Sem título, com toda a propriedade

Meses de invernia. Manto de nuvens gordas e dominantes, que sopram segredos duros e frios, relegando os sonhos para o mundo dos impossíveis. Os olhos habituam-se à parca luz dos dias e, com o hábito, parece esvair-se a vontade. Engano puro, de quem principia a esquecer o nome das sensações, com medo de se deparar com vocábulos que quer que habitem longe de si. A vontade permanece agarrada a uma não-desistência de explicação dúbia, presa nos escombros da casa que ruiu ao ser apanhada nas teias de um terramoto que nada deve à meteorologia. Em vão procuram os olhos as estrelas das noites abertas. Em vão espreitam nas frestas de céu à procura de uma porção de sol. Em vão aguardam as andorinhas, que se aquecem noutras paragens. Em vão, porque os olhos já mal enxergam, doridos que estão devido à nova cor do mundo.

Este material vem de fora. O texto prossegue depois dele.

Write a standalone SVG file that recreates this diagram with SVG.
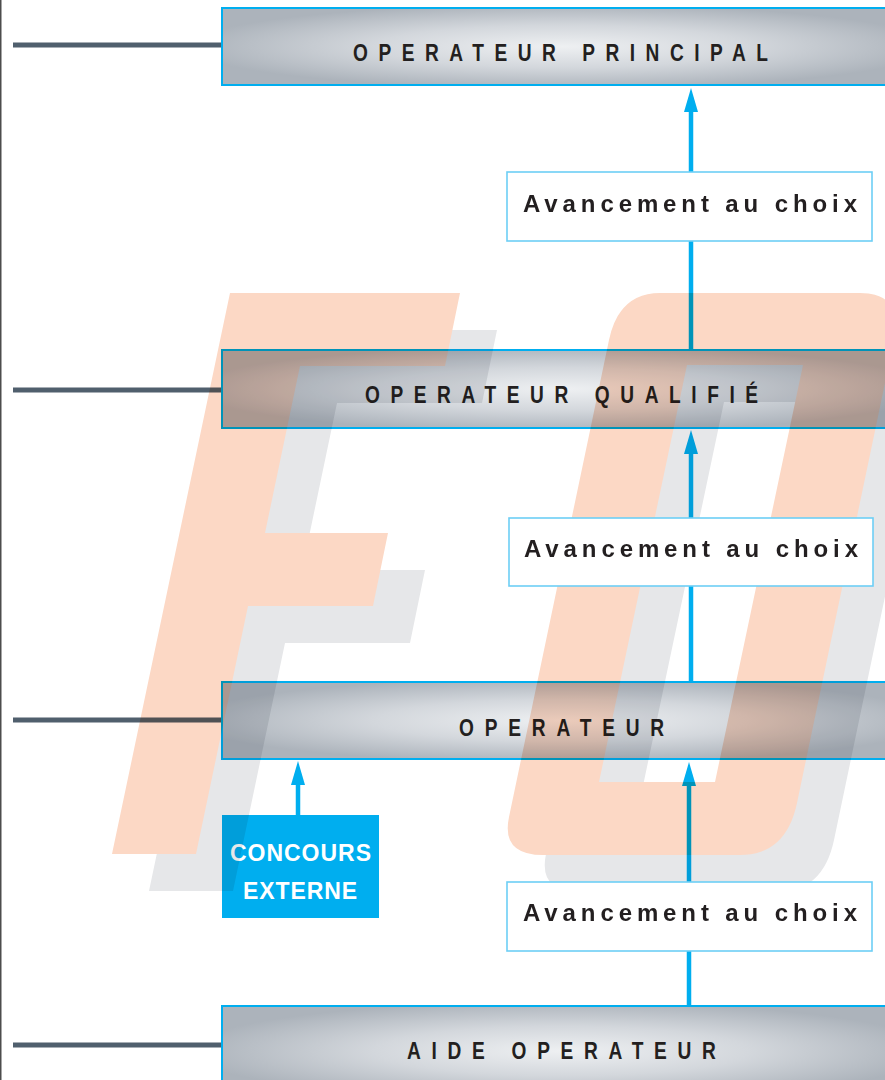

Meses de invernia, que vazam grossas lágrimas lá do alto, como se nada mais houvesse a oferecer, principiaram por encharcar a terra, para depois entrarem pelas lembranças adentro. Só isso explica o esmorecimento de ânimo, a ausência de garra. Talvez “lutar” tenha deixado de ser verbo sinónimo de combater, de resistir, de pelejar, e se limite ao “tapar com luto”. Talvez o produtivo e afincado inverno tenha encolhido as memórias.
Meses de invernia não impedem as flores de manifestarem a sua natureza. Talvez elas consigam fazer com que este “talvez”, de exagerada duração, se deixe de “porventuras” e se transforme na certeza de que nem tudo se apagou e é possível começar de novo. Com um novo título.